--- Stated goal ---
Return, without pictures, the lines from the start of the data through the one that contains "604, 381, 134];".

--- Data to use ---
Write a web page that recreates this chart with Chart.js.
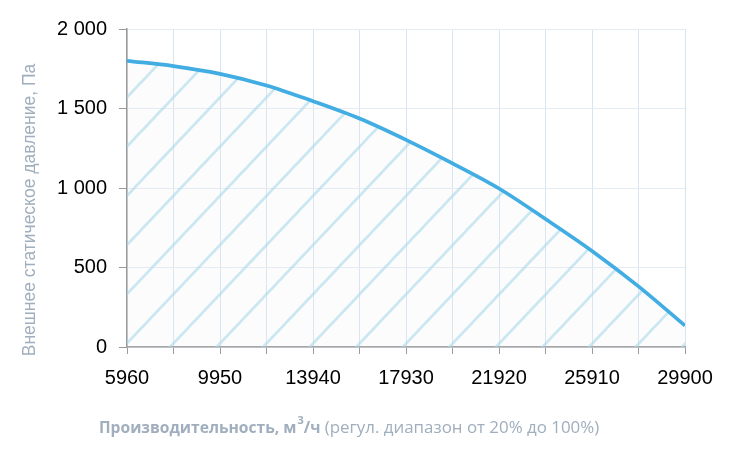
<!DOCTYPE html>
<html lang="ru">
<head>
<meta charset="utf-8">
<script src="https://cdn.jsdelivr.net/npm/chart.js@4.4.1/dist/chart.umd.min.js"></script>
<style>
  html, body { margin: 0; padding: 0; background: #fff; }
  #chart { display: block; }
</style>
</head>
<body>
<canvas id="chart" width="730" height="456"></canvas>
<script>
/* ---------- DATA ---------- */

const airflow = [5960, 7955, 9950, 11945, 13940, 15935, 17930, 19925, 21920, 23915, 25910, 27905, 29900];
const pressure = [1800, 1767, 1718, 1645, 1546, 1437, 1303, 1155, 997, 805, 604, 381, 134];

const xTicks = [5960, 7955, 9950, 11945, 13940, 15935, 17930, 19925, 21920, 23915, 25910, 27905, 29900];
const xTickLabels = ["5960", "", "9950", "", "13940", "", "17930", "", "21920", "", "25910", "", "29900"];
const yTicks = [0, 500, 1000, 1500, 2000];
const yTickLabels = ["0", "500", "1 000", "1 500", "2 000"];

const yTitle = "Внешнее статическое давление, Па";
const xTitleBold = "Производительность, м";
const xTitleSup = "3";
const xTitleUnit = "/ч";
const xTitleRest = " (регул. диапазон от 20% до 100%)";

/* ---------- STYLE ---------- */

const TITLE_COLOR = "#a0aebd";
const LINE_COLOR = "#42ade2";
const TICK_FONT = { family: "'Liberation Sans', Arial, sans-serif", size: 20 };

/* ---------- HATCH PATTERN ---------- */

// tile is drawn as 45deg lines, then squeezed by the pattern transform
// so the hatch is ~46.5px apart across and ~49px apart down
function makeHatch() {
  const size = 100;
  const sx = 0.4655, sy = 0.492;
  const c = document.createElement("canvas");
  c.width = size;
  c.height = size;
  const g = c.getContext("2d");
  g.fillStyle = "rgba(235,238,240,0.15)";
  g.fillRect(0, 0, size, size);
  g.strokeStyle = "rgba(170,216,234,0.6)";
  g.lineWidth = 5.8;
  for (let k = -1; k <= 2; k++) {
    const s = 70.5 + k * size;   // u + w = s
    g.beginPath();
    g.moveTo(s + size, -size);
    g.lineTo(s - 2 * size, 2 * size);
    g.stroke();
  }
  const p = g.createPattern(c, "repeat");
  p.setTransform(new DOMMatrix([sx, 0, 0, sy, 0, 0]));
  return p;
}

/* ---------- PLUGIN: TITLES ---------- */

const axisTitles = {
  id: "axisTitles",
  afterDraw(chart) {
    const { ctx } = chart;
    ctx.save();
    ctx.fillStyle = TITLE_COLOR;
    ctx.textBaseline = "alphabetic";

    // y title
    ctx.save();
    ctx.translate(35, 210);
    ctx.rotate(-Math.PI / 2);
    ctx.font = "17.5px 'Liberation Sans', Arial, sans-serif";
    ctx.textAlign = "center";
    ctx.fillText(yTitle, 0, 0);
    ctx.restore();

    // x title
    let x = 99;
    const base = 433;
    ctx.textAlign = "left";
    ctx.font = "bold 15.6px 'Open Sans', sans-serif";
    ctx.fillText(xTitleBold, x, base);
    x += ctx.measureText(xTitleBold).width + 1;
    ctx.font = "bold 11px 'Open Sans', sans-serif";
    ctx.fillText(xTitleSup, x, base - 9);
    x += ctx.measureText(xTitleSup).width;
    ctx.font = "bold 15.6px 'Open Sans', sans-serif";
    ctx.fillText(xTitleUnit, x, base);
    x += ctx.measureText(xTitleUnit).width;
    ctx.font = "16.9px 'Open Sans', sans-serif";
    ctx.fillText(xTitleRest, x, base);
    ctx.restore();
  }
};

/* ---------- CHART ---------- */

new Chart(document.getElementById("chart"), {
  type: "line",
  data: {
    datasets: [{
      data: airflow.map((x, i) => ({ x, y: pressure[i] })),
      borderColor: LINE_COLOR,
      borderWidth: 3.7,
      backgroundColor: makeHatch(),
      fill: "origin",
      cubicInterpolationMode: "monotone",
      pointRadius: 0
    }]
  },
  options: {
    responsive: false,
    animation: false,
    layout: { padding: { top: 29, right: 45, left: 0, bottom: 0 } },
    plugins: {
      legend: { display: false },
      tooltip: { enabled: false }
    },
    scales: {
      x: {
        type: "linear",
        min: xTicks[0],
        max: xTicks[xTicks.length - 1],
        afterBuildTicks(scale) {
          scale.ticks = xTicks.map(v => ({ value: v }));
        },
        afterFit(scale) { scale.height = 109; },
        ticks: {
          autoSkip: false,
          maxRotation: 0,
          padding: 12,
          color: "#000",
          font: TICK_FONT,
          callback: (v, i) => xTickLabels[i]
        },
        grid: {
          color: "#d8e4f0",
          tickColor: "#9a9a9a",
          tickLength: 7
        },
        border: { color: "#9a9a9a", width: 1.5 }
      },
      y: {
        min: 0,
        max: 2000,
        afterBuildTicks(scale) {
          scale.ticks = yTicks.map(v => ({ value: v }));
        },
        afterFit(scale) { scale.width = 127; },
        ticks: {
          padding: 12,
          color: "#000",
          font: TICK_FONT,
          callback: (v, i) => yTickLabels[i]
        },
        grid: {
          color: "#e3ebf3",
          tickColor: "#9a9a9a",
          tickLength: 8
        },
        border: { color: "#9a9a9a", width: 1.5 }
      }
    }
  },
  plugins: [axisTitles]
});
</script>
</body>
</html>
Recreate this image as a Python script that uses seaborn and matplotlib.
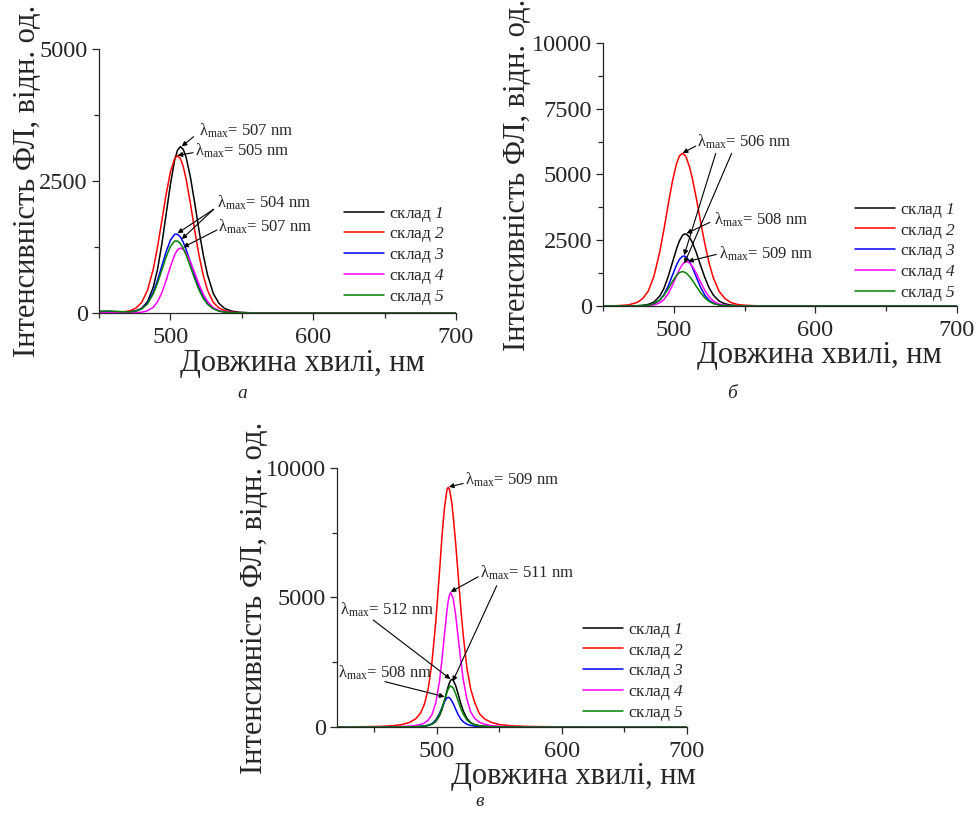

--- In response ---
Write a web page that recreates this chart with Chart.js.
<!DOCTYPE html>
<html lang="ru">
<head>
<meta charset="utf-8">
<script src="https://cdn.jsdelivr.net/npm/chart.js@4.4.1/dist/chart.umd.min.js"></script>
<style>
  html, body { margin: 0; padding: 0; background: #fff; }
  #chart { display: block; }
</style>
</head>
<body>
<canvas id="chart" width="730" height="456"></canvas>
<script>
/* ---------- DATA ---------- */

const airflow = [5960, 7955, 9950, 11945, 13940, 15935, 17930, 19925, 21920, 23915, 25910, 27905, 29900];
const pressure = [1800, 1767, 1718, 1645, 1546, 1437, 1303, 1155, 997, 805, 604, 381, 134];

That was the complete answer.